Both Chrissy and Johanna tapped into different skill sets than they used in nutritional science. In some ways, subjects like organic chemistry and accounting were similar, but business provided a new way of approaching concepts they hadn’t previously experienced. One opportunity for Johanna was the result of a healthcare management course that opened her eyes to new ways of providing high-quality care.
“That class was one of my favorite classes of all time! It helped me see things through a new lens. Patient satisfaction is the primary driver of reimbursement in healthcare, and patients’ nutritional status is one of the primary indicators of outcomes.”
The lesson hit home for a dietitian like Johanna. It inspired an idea for a program at the surgical hospital where she worked.
Mortality risk more than doubles when some patients develop a condition called severe protein calorie malnutrition. “It’s a pandemic among the geriatric population. Since approximately 25% of the patients at my facility either had inadequate nutritional intake or had been diagnosed with malnutrition, an important part of my role was helping treat my patients with compromised nutritional status,” said Johanna.
Because calorie and protein needs increase after surgery, people who already have compromised nutrition status need even more protein and calories.
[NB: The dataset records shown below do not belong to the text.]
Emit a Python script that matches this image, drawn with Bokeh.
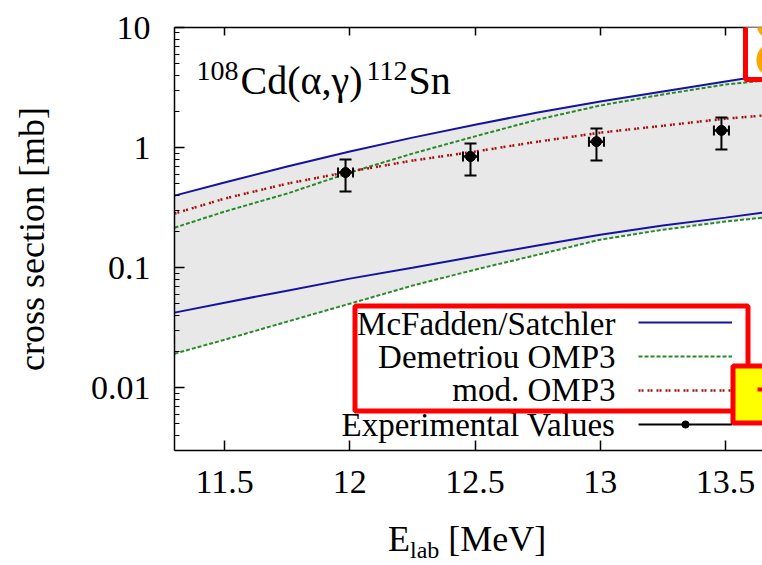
from bokeh.plotting import figure
from bokeh.layouts import column
from bokeh.models import (Range1d, LinearAxis, LogAxis, FixedTicker, CustomJSTickFormatter,
                          Whisker, TeeHead, ColumnDataSource, Legend, LegendItem, Label,
                          BoxAnnotation, Div)
from bokeh.embed import file_html
from bokeh.resources import INLINE

# ---------------- data ----------------
energy_grid = [11.30, 11.50, 11.75, 12.00, 12.25, 12.50, 12.75, 13.00, 13.25, 13.50, 13.65]
mcfadden_upper = [0.398, 0.511, 0.695, 0.926, 1.21, 1.55, 1.96, 2.42, 2.93, 3.55, 3.98]
mcfadden_lower = [0.0422, 0.0511, 0.0643, 0.081, 0.100, 0.124, 0.153, 0.188, 0.224, 0.261, 0.287]
demetriou_upper = [0.215, 0.293, 0.414, 0.619, 0.891, 1.24, 1.71, 2.24, 2.77, 3.35, 3.61]
demetriou_lower = [0.0192, 0.0251, 0.0355, 0.0501, 0.0708, 0.0962, 0.128, 0.171, 0.207, 0.242, 0.261]
mod_omp3 = [0.282, 0.376, 0.501, 0.631, 0.779, 0.926, 1.12, 1.33, 1.52, 1.74, 1.85]

exp_energy = [11.983, 12.482, 12.985, 13.484]
exp_energy_err = [0.03, 0.03, 0.03, 0.03]
exp_sigma = [0.619, 0.841, 1.12, 1.39]
exp_sigma_low = [0.430, 0.584, 0.779, 0.962]
exp_sigma_high = [0.794, 1.08, 1.44, 1.78]

x_ticks = [11.5, 12.0, 12.5, 13.0, 13.5]
y_ticks = [0.01, 0.1, 1, 10]
legend_labels = ["McFadden/Satchler", "Demetriou OMP3", "mod. OMP3", "Experimental Values"]

FONT = "Liberation Serif"
BLUE = "#1414a0"
GREEN = "#2a8a2a"
RED = "#a80f0f"

p = figure(width=762, height=522, output_backend="svg", toolbar_location=None,
           x_range=Range1d(11.3, 13.648), y_range=Range1d(0.003, 10),
           y_axis_type="log", x_axis_location=None, y_axis_location=None,
           min_border_left=174, min_border_right=0, min_border_top=27, min_border_bottom=72)
p.grid.visible = False
p.outline_line_color = None
p.background_fill_color = "white"
p.border_fill_color = "white"

fmt = CustomJSTickFormatter(code="return String(parseFloat(tick.toPrecision(6)));")
blank_fmt = CustomJSTickFormatter(code="return '';")
minor_y = [m * 10.0 ** e for e in range(-3, 1) for m in range(2, 10)]


def style_axis(ax, label_size="34px"):
    ax.axis_line_color = "black"
    ax.axis_line_width = 1.5
    ax.major_tick_in = 10
    ax.major_tick_out = 0
    ax.minor_tick_in = 5
    ax.minor_tick_out = 0
    ax.major_tick_line_width = 1.5
    ax.minor_tick_line_width = 1.2
    ax.major_label_text_font = FONT
    ax.major_label_text_font_size = label_size
    ax.major_label_text_color = "black"


xb = LinearAxis(ticker=FixedTicker(ticks=x_ticks), formatter=fmt)
style_axis(xb)
xb.major_label_standoff = 20
p.add_layout(xb, "below")

xa = LinearAxis(ticker=FixedTicker(ticks=x_ticks), formatter=blank_fmt)
style_axis(xa, "10px")
xa.major_tick_in = 8
xa.major_label_standoff = 0
p.add_layout(xa, "above")

yl = LogAxis(ticker=FixedTicker(ticks=y_ticks, minor_ticks=minor_y), formatter=fmt)
style_axis(yl)
yl.major_label_standoff = 24
yl.axis_label = "cross section [mb]"
yl.axis_label_text_font = FONT
yl.axis_label_text_font_style = "normal"
yl.axis_label_text_font_size = "36px"
yl.axis_label_text_color = "black"
yl.axis_label_standoff = 36
p.add_layout(yl, "left")

# shaded envelope
p.varea(x=energy_grid, y1=demetriou_lower, y2=mcfadden_upper, fill_color="#e8e8e8")

r_bu = p.line(energy_grid, mcfadden_upper, line_color=BLUE, line_width=2)
p.line(energy_grid, mcfadden_lower, line_color=BLUE, line_width=2)
r_gu = p.line(energy_grid, demetriou_upper, line_color=GREEN, line_width=2, line_dash="4 2")
p.line(energy_grid, demetriou_lower, line_color=GREEN, line_width=2, line_dash="4 2")
r_red = p.line(energy_grid, mod_omp3, line_color=RED, line_width=2.5, line_dash="2 1 2 4")

src = ColumnDataSource(dict(
    x=exp_energy, y=exp_sigma, lo=exp_sigma_low, hi=exp_sigma_high,
    xl=[e - d for e, d in zip(exp_energy, exp_energy_err)],
    xh=[e + d for e, d in zip(exp_energy, exp_energy_err)],
))
r_seg = p.segment(x0="xl", y0="y", x1="xh", y1="y", source=src, line_color="black", line_width=2)
r_pts = p.scatter("x", "y", source=src, size=10, color="black")
wy = Whisker(source=src, base="x", lower="lo", upper="hi", dimension="height",
             line_width=2, line_color="black", level="annotation",
             upper_head=TeeHead(size=12, line_width=2), lower_head=TeeHead(size=12, line_width=2))
wx = Whisker(source=src, base="y", lower="xl", upper="xh", dimension="width",
             line_width=2, line_color="black", level="annotation",
             upper_head=TeeHead(size=10, line_width=2), lower_head=TeeHead(size=10, line_width=2))
p.add_layout(wy)
p.add_layout(wx)

legend = Legend(items=[LegendItem(label="", renderers=[r_bu]),
                       LegendItem(label="", renderers=[r_gu]),
                       LegendItem(label="", renderers=[r_red]),
                       LegendItem(label="", renderers=[r_seg, r_pts])],
                location=(464, 17), glyph_width=94, glyph_height=18, spacing=16, padding=0,
                margin=0, label_standoff=0, label_width=0, label_height=0,
                label_text_font_size="10px", border_line_color=None, background_fill_alpha=0)
p.add_layout(legend)


def clabel(text, x, y, size, align="left"):
    p.add_layout(Label(x=x, y=y, x_units="canvas", y_units="canvas", text=text,
                       text_font=FONT, text_font_size=size, text_color="black",
                       text_align=align, text_baseline="middle", level="overlay"))


# legend texts (right aligned, gnuplot style)
for txt, yc in zip(legend_labels, [323, 356, 389, 424]):
    clabel(txt, 615, yc, "33px", "right")

# title with superscripts
clabel("108", 196, 70, "28px")
clabel("Cd(\u03b1,\u03b3)", 240, 80, "40px")
clabel("112", 366, 70, "28px")
clabel("Sn", 408, 80, "40px")


def cbox(l, r, t, b, **kw):
    p.add_layout(BoxAnnotation(left=l, right=r, top=t, bottom=b,
                               left_units="canvas", right_units="canvas",
                               top_units="canvas", bottom_units="canvas",
                               level="overlay", **kw))


# overlay marks present in the reference picture
cbox(-10, 800, -10, 5, fill_color="black", fill_alpha=1, line_alpha=0)
cbox(745, 800, -10, 79, fill_color="white", fill_alpha=1, line_color="#ff0000", line_width=5, line_alpha=1)
cbox(756, 790, 5, 40, fill_color="#ffa500", fill_alpha=1, line_alpha=0, border_radius=17)
cbox(756, 790, 42, 77, fill_color="#ffa500", fill_alpha=1, line_alpha=0, border_radius=17)
cbox(354.5, 747.5, 305.5, 410.5, fill_alpha=0, line_color="#ff0000", line_width=5, line_alpha=1)
cbox(732.5, 800, 365.5, 422.5, fill_color="#ffff00", fill_alpha=1, line_color="#ff0000", line_width=5, line_alpha=1)
cbox(757, 800, 387, 391, fill_color="#ff0000", fill_alpha=1, line_alpha=0)

# x axis label E_lab [MeV] (with a real subscript)
xlabel = Div(
    text=("<div style=\"font-family:'Liberation Serif';font-size:36px;line-height:34px;"
          "color:black;padding-left:388px;white-space:nowrap;margin:0\">"
          "E<span style=\"font-size:24px;position:relative;top:7px\">lab</span>"
          "&nbsp;[MeV]</div>"),
    width=762, height=43, margin=0)

layout = column(p, xlabel, spacing=0)
open("out.html", "w").write(file_html(layout, INLINE))
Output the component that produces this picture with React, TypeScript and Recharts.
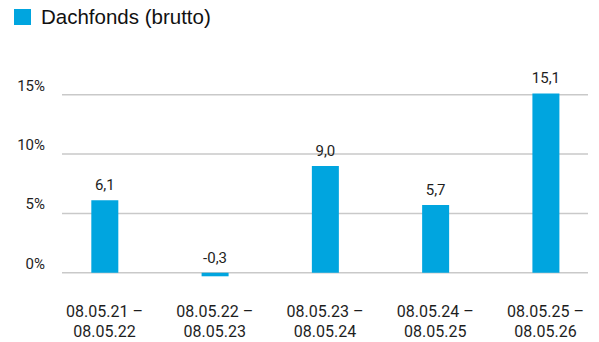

But rarely do patients feel like eating after having major surgery.
Johanna applied her nutrition knowledge to craft specialty supplement and meal-replacement shakes in gourmet flavors to appeal to patients suffering from a poor appetite.
“Meal-replacement shakes are offered at every hospital, but few patients like the taste. I devised a supplement program with a menu of better-tasting shakes: flavors like peach pie, strawberry shortcake and peanut butter pie. And they all tasted really good! I started offering these shakes to my patients, and it became the most popular thing in the hospital. It lives on today!”
Because it was so well received and successful with patients, Johanna’s new program gained physician support. Patient satisfaction scores—so vital to modern reimbursement—increased significantly.
“It was this super simple idea I was able to scale up quickly and successfully using lessons learned in the classroom at Kelley,” said Johanna. “It involved a lot of high-level application of business concepts to get this rolling, but at the end of the day, it had a huge impact on patient outcomes as well as patient satisfaction. Several patients who would’ve ended up on nutrition support with a feeding tube were able to meet their nutrition needs through these shakes alone.”
As healthcare providers learn the various aspects of business, they may not apply every lesson in their day-to-day jobs, but Chrissy says the holistic approach has been crucial to understanding how her decisions fit into the wider picture—because now she knows how the organization works from the inside out.
“I feel confident about managing financial responsibility at the management level because I had excellent training in finance at Kelley,” she said. “Finance was a challenging but fun course because I grabbed the bull by the horns: It was probably the hardest lesson I learned.”
Johanna says her Kelley business degree has helped her approach and think about healthcare differently by balancing what she knows about patient care with what she’s learned about being an effective decision-maker. She considers these traits critical in today’s healthcare leaders.
“As we think about where healthcare is and where it’s going, our success will come from having people at the helm who know how to balance budgets and create operational efficiencies,” she said. “It will be led by people who are trained to consider healthcare through a business lens while simultaneously having compassion and the clinical understanding of what quality care needs to look like.”